No. I can question his guidelines all I want. In fact, God welcomes our questions. The whole Latter-day Saint experience began with a question. Joseph Smith wanted to know what God’s guidelines were—which church was really His—because he could see inconsistencies among the various interpretations of scripture. He read in James, “If any of you lack wisdom, let him ask of God, that giveth to all men liberally and upbraideth not, and it shall be given him.” Joseph took that to heart, prayed, and in response, was visited by God and Jesus Christ, who told him that none of the existing churches were true. This vision was followed up by subsequent visions, and thus the LDS church came to be.

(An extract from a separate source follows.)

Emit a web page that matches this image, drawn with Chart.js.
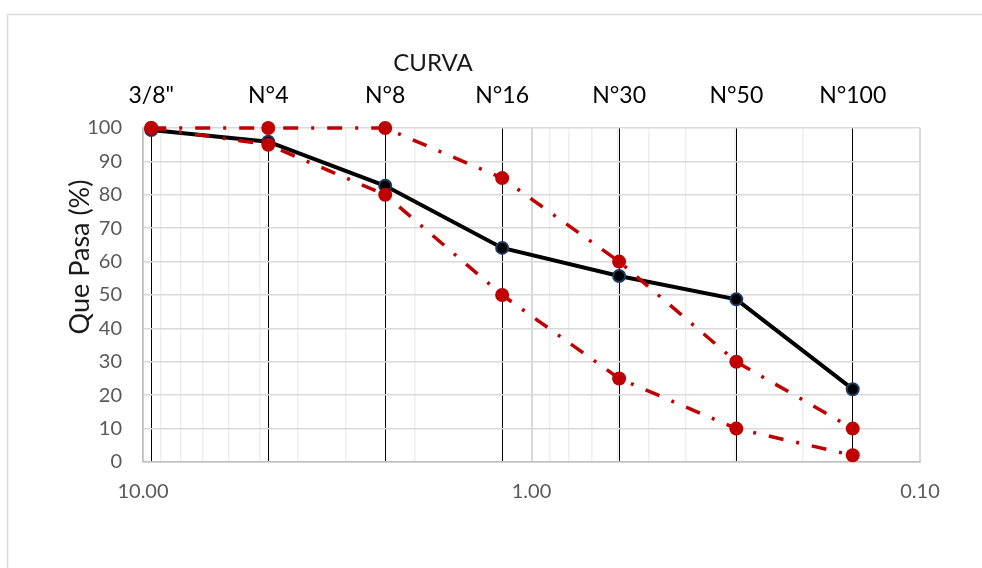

Everyone has agency. We’re free to choose what we think and what we do. God will not restrict our agency—it’s critical to his plan for us to grow in knowledge and experience. Pharaoh was free to release the Israelites. God didn’t “harden” Pharaoh’s heart; that’s a mistranslation. Pharaoh hardened his own heart. He was free to do that. He was not free from the consequences.
We are free to question. The real test comes in finding out which guidelines are truly God’s. Many have tried (successfully) to steal away those who would follow God by falsely claiming to be God or to be God’s spokesman. We must be allowed to question in order to discern truth.
This is kinda long for a message. Sorry about that. Life gets complicated.
And I just realized I probably didn’t even answer the first question very well, about God causing/allowing suffering.
Everyone has trials in life. Some people experience what seems more than their fair share of misery, pain, and sadness. If this lifetime were the sum of our existence, then this would truly be a tragedy.
However, our existence did not begin at birth, and will not end at death. We are eternal beings, and this period of mortality is but a sliver of our existence. All that is unfair about life will be made right through the atonement of Jesus Christ. He is the great healer of mankind, spiritually and physically.